(h/t Marshall Goldsmith for the title)
Something I’m Learning
I’ve been spending a lot of time of late with social entrepreneurs in the start-up stage. (I’m also living that journey myself.)
The ones that stay up till 3am after putting their kids to bed, striving desperately for a breakthrough. The ones that wake up at 3am thinking about how to catch all the balls in the air if they fall. The excitable ones who flit from idea to idea without buckling down to getting one thing going.
For start-ups it’s always a time of gut-churning uncertainty. The will-they/won’t-they from investors, funders, customers. And while they decide, this constant effort to buy yourself time, build yourself runway, remember how to breathe.
It’s also a gut-wrenching time for leaders of any impact-first organization. Foundations are behaving like ducks (slow moving above, frantically churning below the surface) while watching anxiously for news from DC. International development firms – the big whales of social impact – have essentially been laid off and need to find new jobs (or feeding grounds). Big multilaterals are contracting, navigating internal bureaucracies while tossing about in choppy geopolitical waters.

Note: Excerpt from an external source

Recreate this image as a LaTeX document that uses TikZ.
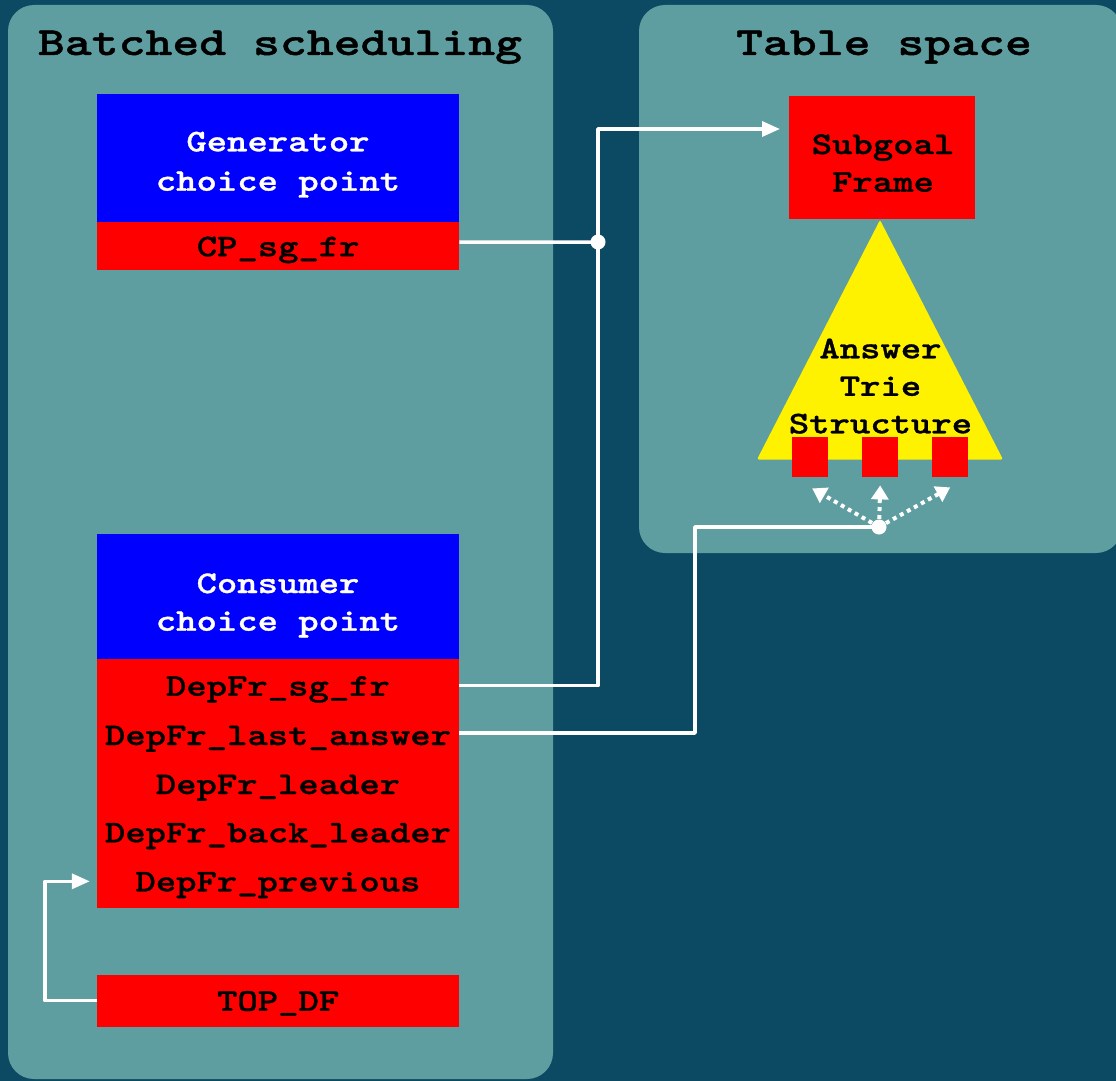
\documentclass[tikz,border=0pt]{standalone}
\usepackage{fontspec}
\newfontfamily\typebold{lmmonolt10-bold}[Extension=.otf, FakeStretch=1.231, FakeBold=1]
\newfontfamily\typetitle{lmmonolt10-bold}[Extension=.otf, FakeStretch=1.281, FakeBold=1]
\usetikzlibrary{arrows.meta,calc}
\definecolor{bgdark}{HTML}{0B4A62}
\definecolor{panelfill}{HTML}{5F9EA0}
\tikzset{
  panelbox/.style={fill=panelfill, rounded corners=26pt},
  titletext/.style={font=\typetitle\fontsize{40}{46}\selectfont, text=black, inner sep=0pt, anchor=base},
  bodyfont/.style={font=\typebold\fontsize{31.5}{38}\selectfont},
  blockbox/.style={inner sep=0pt, minimum width=362pt, anchor=north west},
  cpbox/.style={blockbox, fill=blue},
  fieldbox/.style={blockbox, fill=red},
  % one-line label whose baseline sits 10pt below the node centre
  fieldtext/.style={bodyfont, text=black, inner sep=0pt, text height=20pt, text depth=0pt},
  % several lines, placed by the baseline of the last line
  multitext/.style={bodyfont, align=center, inner sep=0pt, anchor=base},
  slotbox/.style={fill=red, inner sep=0pt, minimum width=36pt, minimum height=40pt, anchor=north west},
  wire/.style={draw=white, line width=3.5pt, line join=round},
  tipped/.style={-{Triangle[length=18pt,width=15pt]}},
  dotwire/.style={draw=white, line width=4pt, dash pattern=on 4pt off 4pt,
                  -{Triangle[length=14pt,width=17pt]}},
}
\begin{document}
\begin{tikzpicture}[x=1pt,y=-1pt]
  % page and the two regions
  \useasboundingbox (0,0) rectangle (1116,1081);
  \fill[bgdark] (0,0) rectangle (1116,1081);
  \begin{scope}
    \clip (0,0) rectangle (1116,1081);
    \path[panelbox] (8,5) rectangle (553,1079);
    \path[panelbox] (639,5) rectangle (1122,553);
  \end{scope}

  \node[titletext] (ttl1) at (280,55) {Batched scheduling};
  \node[titletext] (ttl2) at (884,55) {Table space};

  % generator choice point
  \node[cpbox, minimum height=128pt] (gen) at (97,94) {};
  \node[multitext, text=white, execute at begin node={\baselineskip=39.4pt}]
    (genlbl) at (278,190.7) {Generator\\choice point};
  \node[fieldbox, fieldtext, minimum height=48pt] (cpsg) at (97,222) {CP\_sg\_fr};

  % consumer choice point and its dependency frame fields
  \node[cpbox, minimum height=125pt] (cons) at (97,534) {};
  \node[multitext, text=white, execute at begin node={\baselineskip=37.7pt}]
    (conslbl) at (278,630.7) {Consumer\\choice point};
  \node[fieldbox, minimum height=249pt] (depfr) at (97,659) {};
  \node[fieldtext, minimum width=362pt] (d1) at (278,685.7) {DepFr\_sg\_fr};
  \node[fieldtext, minimum width=362pt] (d2) at (278,735) {DepFr\_last\_answer};
  \node[fieldtext, minimum width=362pt] (d3) at (278,784) {DepFr\_leader};
  \node[fieldtext, minimum width=362pt] (d4) at (278,832.3) {DepFr\_back\_leader};
  \node[fieldtext, minimum width=362pt] (d5) at (278,881.3) {DepFr\_previous};

  \node[fieldbox, fieldtext, minimum height=52pt] (topdf) at (97,974.5) {TOP\_DF};

  % table space: subgoal frame and answer trie
  \node[fill=red, inner sep=0pt, minimum width=186pt, minimum height=123pt, anchor=north west]
    (sgf) at (789,96) {};
  \node[multitext, execute at begin node={\baselineskip=37.7pt}]
    (sgflbl) at (883,191.7) {Subgoal\\Frame};
  \fill[yellow, rounded corners=2pt] (880,220) -- (1003,459.5) -- (757,459.5) -- cycle;
  \node[multitext, execute at begin node={\baselineskip=37.5pt}]
    (ats) at (880.5,433.3) {Answer\\Trie\\Structure};
  \node[slotbox] (s1) at (792,437) {};
  \node[slotbox] (s2) at (862,437) {};
  \node[slotbox] (s3) at (932,437) {};

  % connectors
  \coordinate (jA) at (598,242);
  \coordinate (sgin) at (780,129);
  \coordinate (jB) at (879,527);
  \coordinate (bendB) at (695,527);

  \draw[wire] ($(cpsg.east)+(0,-4)$) -- (jA);
  \draw[wire, tipped] (d1.east) -| (jA) |- (sgin);
  \fill[white] (jA) circle (7.5pt);

  \draw[wire] ($(d2.east)+(0,-2)$) -| (bendB) -- (jB);
  \draw[dotwire] (jB) -- ($(s1.south)+(2,11)$);
  \draw[dotwire] (jB) -- ($(s2.south)+(0,8)$);
  \draw[dotwire] (jB) -- ($(s3.south)+(0,10)$);
  \fill[white] (jB) circle (7.5pt);

  \draw[wire, tipped] (topdf.west) -- ++(-52,0) |- ($(d5.west)+(-7,0)$);
\end{tikzpicture}
\end{document}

The rest of the impact ocean relies on these three megafauna for subsistence, so their fates affect us all. When they get fat, everyone else does. When they get lean, it’s survival stakes all around.
***
Richard Rumelt’s Good Strategy, Bad Strategy has the clearest definition of strategy I’ve ever seen:
“The core of strategy work is always the same: discovering the critical factors in a situation and designing a way of coordinating and focusing actions to deal with those factors… A good strategy does more than urge us forward toward a goal or vision. A good strategy honestly acknowledges the challenges being faced and provides an approach to overcoming them.”
In talking to organizational leaders facing the big strategic choices of this stormy present, I’m not always seeing a clear sense of
Who are we, really, and what do we excel at?
What is the core problem we face (beyond what politics is forcing upon us)?
Where do we want to get to?
What do we need to change to get us there, including what are we going to invest in to make that change?
Most importantly, what is the link between what we’re good at and where we want to go?
For example, if you’re an international development contractor who excelled at delivering to USAID spec, it’s going to be tough to survive by throwing things at foundation walls to see what sticks. You may need to invest in new capabilities, and that won’t happen overnight.
Or in Marshall Goldsmith’s legendary one-liner: what got you here won’t get you there.
***
The one advantage start-ups have over big organizations is the ability to spot quickly and then accept what’s not working and move nimbly towards new waters, which is partly a question of size and structure, but also partly a question of mindset and culture.
On the other hand, there’s opportunity in being too big to fail: however well or badly they’re run, nobody wants the WHO to go under.
Everybody is playing defense right now. There are no easy answers.
Something to Consider
Nvidia CEO Jensen Huang wishes Stanford students an ample dose of pain and suffering.
Something to Quote
Betting on yourself—with nontrivial stakes for failure but attractive rewards for success—is a good general strategy for pushing the quality of your work to a new level.
- Cal Newport, Slow Productivity
It is tough out there Roshan, a very hard time to be in the social sector and yet so important.
I wish for my self an ample dose of pain and suffering to build my character 🙏. Crucial to remember !!!